Supervision should review alert fatigue, missed responses, consent, privacy, false alarms and whether monitoring remains proportionate. Handovers should include monitoring changes where they affect current risk. Managers should check that staff respond consistently across shifts and settings.
This also supports commissioner confidence. Wider explanation of social value in UK public sector commissioning shows why providers need evidence that technology improves prevention, independence and public value rather than simply adding systems.
Operational Example 3: Door Alerts to Support Safe Independence
Context: A person with fluctuating orientation wanted freedom to move around their home but had occasionally left the property at unsafe times.
Support approach: The provider introduced a door alert with a positive support plan focused on reassurance, orientation and least restrictive response.
Five practical steps:
- Review the pattern, timing and reasons for leaving the property.
- Consider rights, consent, capacity and least restrictive alternatives.
- Agree alert response steps that avoid confrontation.
- Support staff to use reassurance, orientation and meaningful activity.
- Review incidents, restrictions, wellbeing and community access.
Day-to-day delivery detail: Staff responded to alerts by checking whether the person wanted fresh air, reassurance or support to plan an outing. Managers reviewed whether the alert reduced risk without stopping ordinary movement.
How effectiveness was evidenced: The provider evidenced fewer unsafe exits, maintained choice, reduced staff anxiety and clearer least restrictive practice records. This demonstrated social value through safer independence and rights-aware support.
Governance and Evidence
Governance gives remote monitoring evidence credibility. Providers should maintain an audit trail showing consent, capacity review, risk assessment, device purpose, alert records, staff response, outcomes and review decisions.
Data may include reduced incidents, faster response, fewer unnecessary checks, improved hydration, reduced night disturbance, staff confidence and person feedback. Qualitative evidence explains reassurance, dignity, privacy, independence and family confidence.

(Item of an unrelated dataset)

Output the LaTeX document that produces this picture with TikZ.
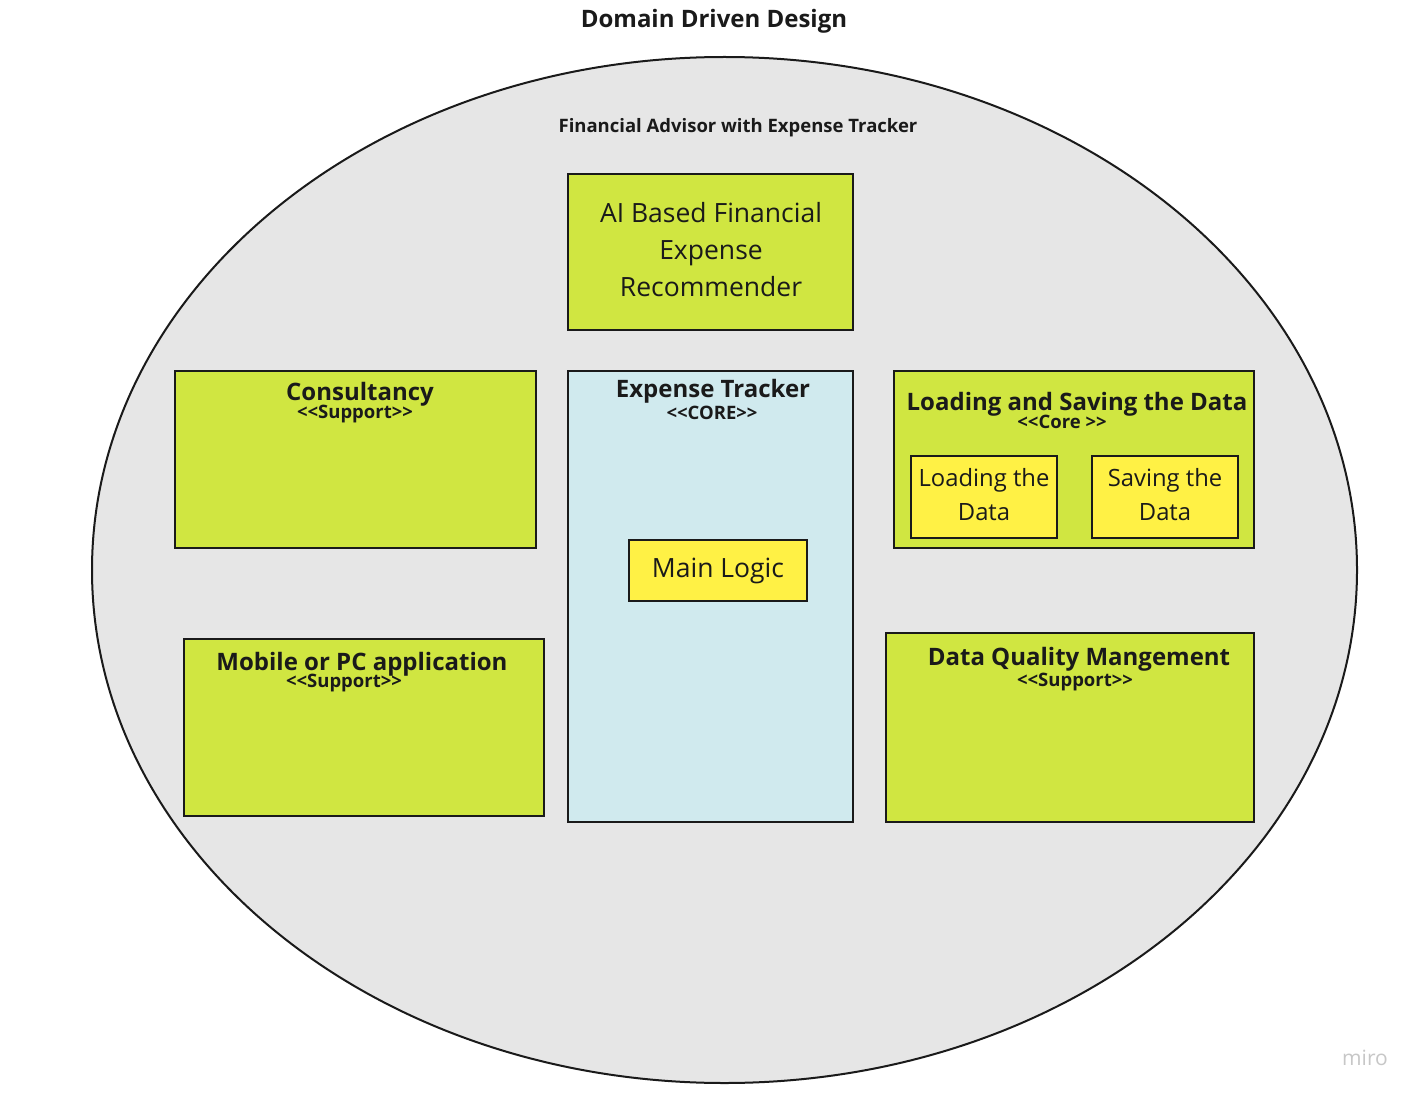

Strong services demonstrate how monitoring evidence informs care planning, safeguarding, supervision, commissioner reporting, quality assurance and board oversight. This creates a clear line of sight from support model to action to outcome.
Commissioner and CQC Expectations
Commissioners expect providers to evidence that technology improves outcomes, prevention and efficient support. Remote monitoring evidence helps show that digital tools are used responsibly and proportionately.
CQC expectations focus on safe, effective, caring, responsive and well-led care. Remote monitoring supports this when leaders protect consent, privacy, rights and dignity while using alerts to improve timely support.
Common Pitfalls
- Installing devices without clear consent, capacity or proportionality review.
- Counting alerts without evidencing staff response or outcomes.
- Creating alert fatigue through poorly configured systems.
- Using monitoring as a substitute for meaningful support.
- Failing to review whether monitoring remains necessary.
- Reporting technology use without linking it to governance and impact.
Conclusion
Measuring remote monitoring as social value in adult social care means showing how technology supports safer, earlier and more person-centred responses. Strong providers demonstrate this through consent, risk review, staff action, outcome data and governance. When evidence is credible, remote monitoring becomes a strong digital social value measure because it shows how adult social care can use technology responsibly to protect safety, independence and dignity.